O, lo más grave de todo, reflexionemos sobre lo que podría pasar si nos empeñamos en continuar la línea inmovilista de los últimos años. Está en el ánimo de la ciudadanía que las comunidades autónomas se están posicionando de cara a la reforma de los estatutos que se avecina. Lo hacen las del norte y las del sur, las del este y las del oeste, las que están gobernadas por el partido del gobierno (ex oposición) y las que gobierna el partido de la oposición (ex gobierno), así como, con más razón, las que van por libre. ¿Y nosotros? ¿Cómo quedaremos? La conversión de la Comunidad Valenciana en mascarón de proa del gobierno anterior tuvo, entre algunos efectos beneficiosos que no hay que negar, la consecuencia perversa de uncirnos a la ideología territorial de míster Niet y que se resumía en "aquí no se mueve ni una hoja". Malo sería que la Comunidad Valenciana quedase otra vez en el pelotón de los torpes.

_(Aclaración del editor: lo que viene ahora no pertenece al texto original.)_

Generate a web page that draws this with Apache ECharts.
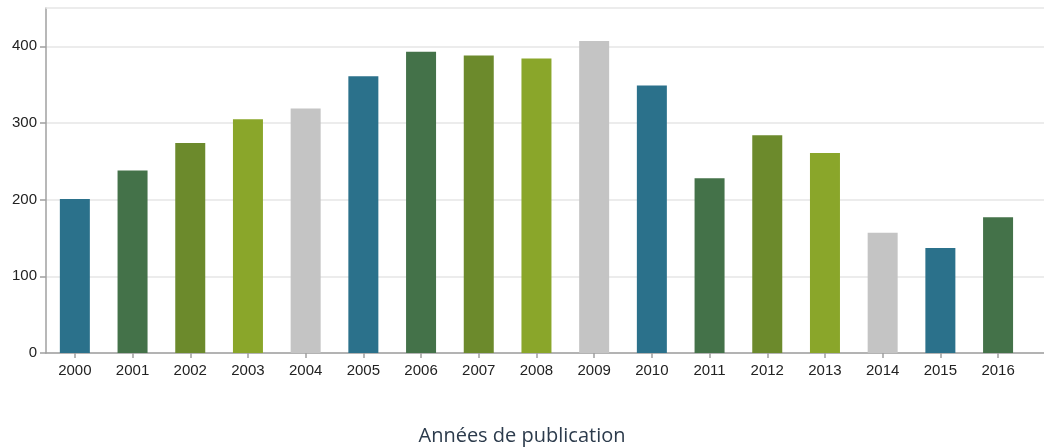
<!DOCTYPE html>
<html>
<head>
<meta charset="utf-8">
<script src="https://cdn.jsdelivr.net/npm/echarts@6/dist/echarts.min.js"></script>
<style>
html,body{margin:0;padding:0;background:#fff;}
#chart{width:1044px;height:447px;}
</style>
</head>
<body>
<div id="chart"></div>
<script>
const years = ['2000','2001','2002','2003','2004','2005','2006','2007','2008','2009','2010','2011','2012','2013','2014','2015','2016'];
const values = [201, 238, 274, 305, 319, 361, 393, 388, 384, 407, 349, 228, 284, 261, 157, 137, 177];
const palette = ['#2b718b', '#447249', '#6c8a2c', '#8aa62a', '#c4c4c4'];
const yTicks = [0, 100, 200, 300, 400];
const axisTitle = 'Années de publication';

const xIdx = years.map((y, i) => i);
const chart = echarts.init(document.getElementById('chart'), null, {renderer: 'canvas'});
chart.setOption({
  animation: false,
  backgroundColor: '#ffffff',
  title: {
    text: axisTitle,
    left: 'center',
    top: 421,
    textStyle: {fontFamily: 'Open Sans', fontSize: 20, fontWeight: 'normal', color: '#2c3b4c'}
  },
  grid: {left: 46, right: 0, top: 8, bottom: 94, containLabel: false},
  xAxis: [{
    type: 'value',
    min: -0.5,
    max: 16.796,
    axisLine: {show: true, onZero: false, lineStyle: {color: '#a0a0a0', width: 1.5}},
    axisTick: {show: true, length: 5, customValues: xIdx, lineStyle: {color: '#a0a0a0', width: 1.5}},
    axisLabel: {customValues: xIdx, formatter: v => years[Math.round(v)], color: '#222', fontFamily: 'Liberation Sans', fontSize: 15, margin: 10},
    splitLine: {show: false}
  }, {
    type: 'value',
    position: 'top',
    min: -0.5,
    max: 16.796,
    axisLine: {show: true, onZero: false, lineStyle: {color: '#e6e6e6', width: 1.5}},
    axisTick: {show: false},
    axisLabel: {show: false},
    splitLine: {show: false}
  }],
  yAxis: {
    type: 'value',
    min: 0,
    max: 450,
    interval: 50,
    axisLine: {show: true, onZero: false, lineStyle: {color: '#a0a0a0', width: 1.5}},
    axisTick: {show: true, length: 6, customValues: yTicks, lineStyle: {color: '#a0a0a0', width: 1.5}},
    axisLabel: {customValues: yTicks, color: '#222', fontFamily: 'Liberation Sans', fontSize: 15, margin: 9},
    splitLine: {show: true, lineStyle: {color: '#e6e6e6', width: 1.5}}
  },
  series: [{
    type: 'bar',
    xAxisIndex: 0,
    barWidth: 30,
    data: values.map((v, i) => ({value: [i, v], itemStyle: {color: palette[i % palette.length]}}))
  }]
});
</script>
</body>
</html>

Dicen que el defecto político tradicional de los valencianos ha sido el meninfotisme. Esto es cierto, pero lo que no se suele ver es que, como causa o como efecto del mismo, nunca lo sabremos, hay que contar con una característica de los valencianos que ejercen la política: el cainismo. Los políticos de aquí han sido históricamente incapaces de superar rencillas y enfrentamientos para ponerse de acuerdo en lo que interesa a todos, que es, en definitiva, lo que justifica su propia función social. En los viejos tiempos decimonónicos de Blasco Ibáñez, en los más recientes de la batalla de Valencia a finales de los setenta, y, a lo que parece, en la actualidad. ¿Pero cómo van a ponerse de acuerdo entre adversarios si en el seno de los propios partidos lo habitual es despedazarse, según hemos tenido ocasión de comprobar en el PSOE cuando perdió las elecciones, entre los nacionalistas de uno y otro signo cuando fueron perdiendo expectativas electorales y, ahora mismo, en el PP? Bueno, si les sobran energías y la primavera les altera la sangre, les sugiero que practiquen el boxeo o que jueguen al mus. Lo que no pueden es frustrar una vez más las esperanzas del pueblo valenciano. Porque tanta frustración histórica, de verdad, no nos la merecemos.